Pasaron un par de años y como yo seguía obstinado en
hacer cine y él no había aprendido la lección de contratarme, me llamó para un
ficción bressoniana, como cariñosamente la llamaba, y un documental que filmaríamos
a la par; todo en medio de Iztapalapa, donde por cierto me pidió a las 11 de la
noche y en domingo que consiguiera un electricista para colgarnos de unos
cables y poder filmar una secuencia faltante, regresé al poco tiempo sin el
electricista pero con un vagabundo perfecto como extra que necesitaría al día
siguiente. Supongo que eso me salvó otra vez de perder mi puesto. Otra de mis
tareas consistía en tener cacahuates enchilados a la mano todo el tiempo que
era lo único que el señor comía entre alimentos. Para ser sincero, yo estaba
hasta la madre de los cacahuates que era lo único que nos daba de catering;
además de los peores tacos al pastor que probé en mi vida.

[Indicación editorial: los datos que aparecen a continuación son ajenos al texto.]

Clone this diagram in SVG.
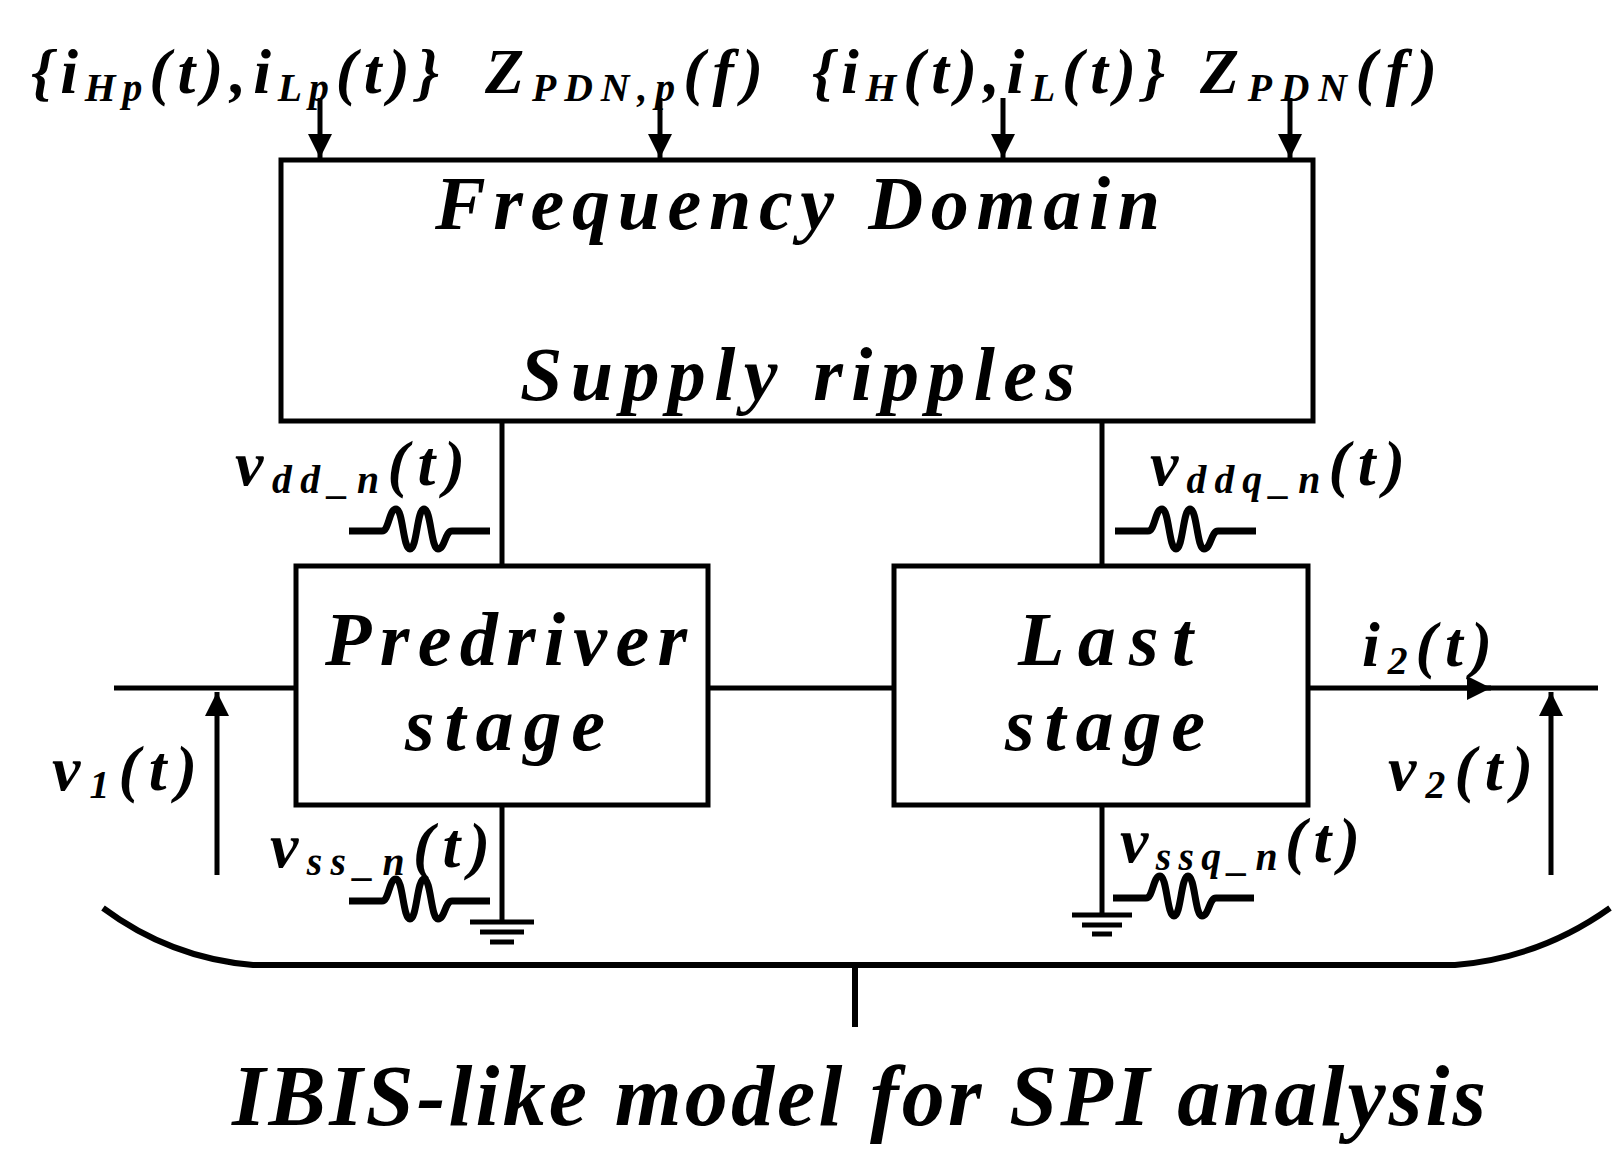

No es verdad ahora
lo recuerdo cuando probé los de frijol preferí solo fumar hasta casi vomitar
-suena risible pero no es ninguna broma-.
Algo pasó después de esa película que nos hicimos amigos;
él tan hermético en el coche de regreso a Cuernavaca donde tenía que ver no sé
a qué licenciado, tuvo la cortesía de pararse en Tres Marías para invitarme una
cerveza y hablar de su padre, sus días de juventud en Cuernavaca y dos o tres
anécdotas que en este caso preferiría no citar por miedo a manchar su memoria
-las anécdotas incluían a Leo Mendoza y Martín Zapata, quienes siguen vivos y podrían
reprobarme-. Por cierto, un dato que no quiero dejar de incluir y que me contó
esa misma noche fue el hecho de que su padre era veracruzano; ahora entiendo
por qué era tan chingón: mitad jarocho y mitad guayabo. A pocos hombres Dios
los bendice de este modo.
Hace unas semanas, estábamos echando a andar lo que
hubiera sido mi cuarta película con él; sin embargo, tratando de apartarme de
la tristeza, recuerdo una de sus frases más atinadas: “Hay que filmar con un
oído muy abierto y el otro bien cerrado”, que junto con “por donde pasa el cine
no crece el pasto” tendrían que estar en los libros de texto de todas las
primarias del país, no más porque sí.
Un octubre me abordó cerca del baño de la Escuela
Veracruzana de cine donde él era director y yo estudiante; mientras fumaba con
Juan, se acercó y nos dijo: “esto no lo voy a decir adentro del salón, pero
esto se trata de huevos” y con esa frase, entre otras muchas enseñanzas, me
quedo. Aquí no hay tiempo para pusilánimes es una cuestión de valor y de coraje,
seguir con la vida, seguir con el cine aunque en el camino vayamos dejando
jirones de nosotros mismos. Hasta siempre maestro.